Старинных и новейших предубеждений относительно Российской империи и населявших ее народов не был чужд и Стефенс. Воспитанный на идеалах Просвещения и американской революции, воспринявший западные культурно-идеологические штампы, он предпочитал республиканскую форму правления монархии, осуждал крепостное право (как и рабство в собственной стране), раздел Польши, где недавно царские войска подавили грозное восстание. Но опытный путешественник привык больше верить своим глазам и ушам, чем прочитанному и пересказанному. К тому же над Стефенсом не довлел политический заказ — отношения России и США после заключения в Петербурге первого торгового договора между ними (1832) находились на подъеме, в американском обществе возрастал интерес к державе, чьи владения тогда распространялись и на Северную Америку.

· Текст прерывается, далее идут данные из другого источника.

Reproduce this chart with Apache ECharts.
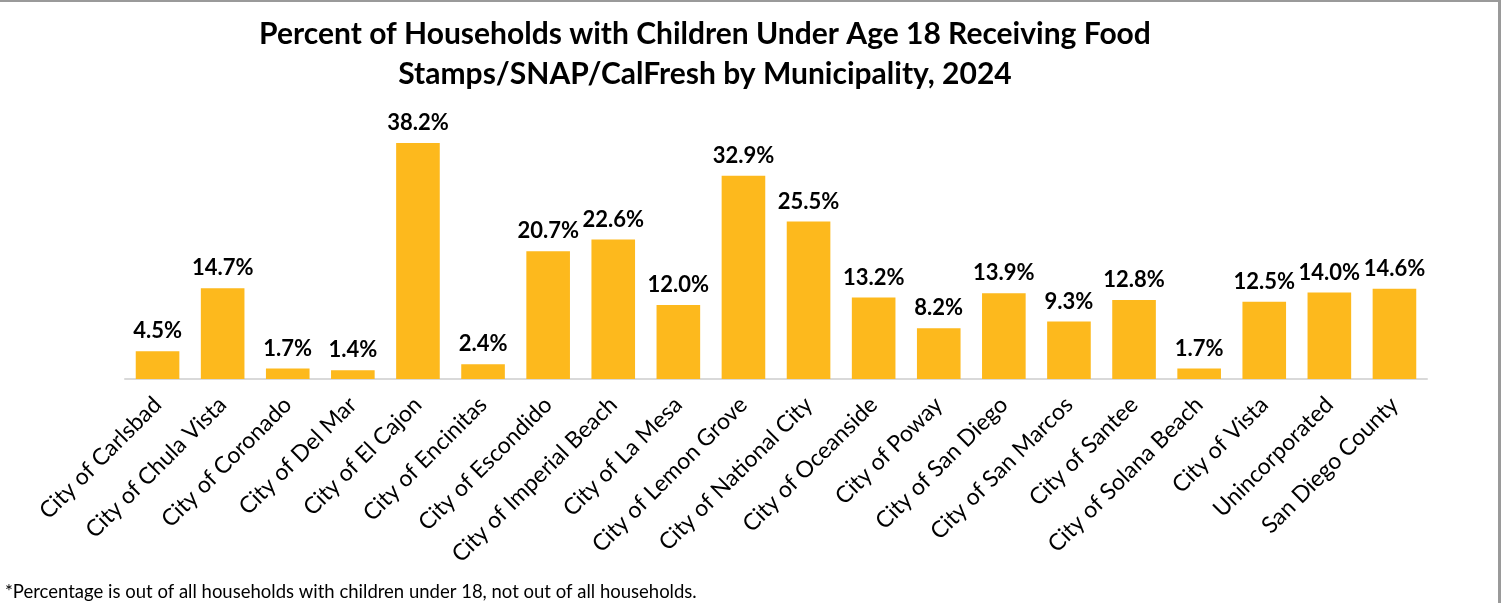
<!DOCTYPE html>
<html lang="en">
<head>
    <meta charset="UTF-8">
    <title>SNAP by Municipality</title>
    <style>
        html, body { margin: 0; padding: 0; background: #fff; }
        #main {
            width: 1501px;
            height: 603px;
            box-sizing: border-box;
            border-top: 2px solid #9a9a9a;
            border-right: 3px solid #9a9a9a;
        }
    </style>
    <script src="https://cdn.jsdelivr.net/npm/echarts@6/dist/echarts.min.js"></script>
</head>
<body>
<div id="main"></div>
<script>
    // categories and values
    var places = [
        'City of Carlsbad', 'City of Chula Vista', 'City of Coronado', 'City of Del Mar',
        'City of El Cajon', 'City of Encinitas', 'City of Escondido', 'City of Imperial Beach',
        'City of La Mesa', 'City of Lemon Grove', 'City of National City', 'City of Oceanside',
        'City of Poway', 'City of San Diego', 'City of San Marcos', 'City of Santee',
        'City of Solana Beach', 'City of Vista', 'Unincorporated', 'San Diego County'
    ];
    var percents = [4.5, 14.7, 1.7, 1.4, 38.2, 2.4, 20.7, 22.6, 12.0, 32.9,
                    25.5, 13.2, 8.2, 13.9, 9.3, 12.8, 1.7, 12.5, 14.0, 14.6];

    var myChart = echarts.init(document.getElementById('main'));
    var font = 'Lato, "Open Sans", sans-serif';

    var option = {
        animation: false,
        title: {
            text: 'Percent of Households with Children Under Age 18 Receiving Food\nStamps/SNAP/CalFresh by Municipality, 2024',
            left: 700,
            top: 7,
            textAlign: 'center',
            textStyle: {
                fontFamily: font,
                fontSize: 30,
                fontWeight: 'bold',
                color: '#000',
                lineHeight: 40
            }
        },
        graphic: [{
            type: 'text',
            left: 5,
            top: 581,
            style: {
                text: '*Percentage is out of all households with children under 18, not out of all households.',
                font: '18.5px ' + font,
                fill: '#000'
            }
        }],
        grid: {
            left: 125,
            right: 71,
            top: 130,
            bottom: 224
        },
        xAxis: {
            type: 'category',
            data: places,
            axisLine: { lineStyle: { color: '#d9d9d9', width: 2 } },
            axisTick: { show: false },
            axisLabel: {
                rotate: 45,
                interval: 0,
                margin: 22,
                fontFamily: font,
                fontSize: 23,
                color: '#000'
            }
        },
        yAxis: {
            type: 'value',
            min: 0,
            max: 40,
            show: false
        },
        series: [{
            type: 'bar',
            data: percents,
            barCategoryGap: '33%',
            itemStyle: { color: '#FDB91D' },
            label: {
                show: true,
                position: 'top',
                distance: 9,
                formatter: function (p) { return p.value.toFixed(1) + '%'; },
                fontFamily: font,
                fontSize: 22,
                fontWeight: 'bold',
                color: '#000'
            }
        }]
    };

    myChart.setOption(option);
</script>
</body>
</html>
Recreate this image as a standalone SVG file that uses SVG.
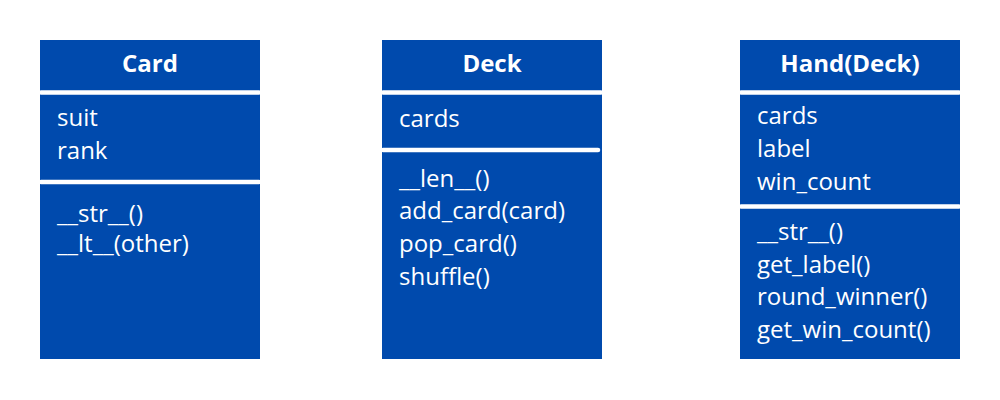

Так или иначе, записки Стефенса в оценках и описаниях разительно отличаются и сегодня даже представляются своеобразной антитезой сочинению А. де Кюстина. «Россия, — пишет американец, — страна молодая, и она во многих отношениях похожа на нашу. Да, наша жизнь началась по-разному. Россия прокладывала путь к цивилизации из состояния абсолютного варварства, мы же пользовались всеми преимуществами Старого Света. И все же между нами есть много общего, много оснований для сравнения и даже для подражания». Залог «гигантского величия» Российской империи, по Стефенсу, — полновластное правительство, «обладающее почти творческими силами», которое пробуждает природную энергию народа и направляет его по пути просвещения и цивилизации. Разочароваться в России путешественника не могли заставить даже такие открывшиеся ему явления русской действительности, как дорожная неустроенность, взяточничество чиновников, эксцессы крепостного права, имущественное и сословное неравенство. Не умалчивая об этом, Стефенс при всяком удобном случае пытается опровергнуть или хотя бы скорректировать расхожие представления западной публики об империи Севера.
* * *
В Россию Стефенса занесло… чумой. Он осматривал Константинополь (Стамбул) и намеревался отправиться в Египет, когда там разразилась «ужасная эпидемия». Путешественник решил было возвратиться в Европу через Балканы, но узнал, что русский пароход готовится выйти в рейс до Одессы. Между извечными противниками — Россией и Турцией — после заключения Ункяр-Искелесийского договора (1833) установились вполне дружеские и даже союзнические отношения. Тогда же возникла инициатива создания акционерного общества «постоянных сношений между Одессою и Константинополем посредством пароходов», поддержанная императором Николаем I. Указ об этом вышел в 1835 году3 — как раз в дни путешествия Стефенса в Россию. Недолго думая, он изменил планы и «вознамерился покинуть лежащие в руинах страны Старого Света ради страны, которая лишь недавно поднялась из варварского состояния и достигла гигантского величия». Его попутчиками на борту «пироскафа» оказались русский дипломат И. Э. Персиани, трое англичан-туристов, греческий и французский торговцы, а также «господин Луов, русский офицер, адъютант императора, возвращавшийся из путешествия по Египту и Сирии», в котором нетрудно узнать Алексея Федоровича Львова (1798–1870) — композитора, автора музыки гимна «Боже, царя храни!».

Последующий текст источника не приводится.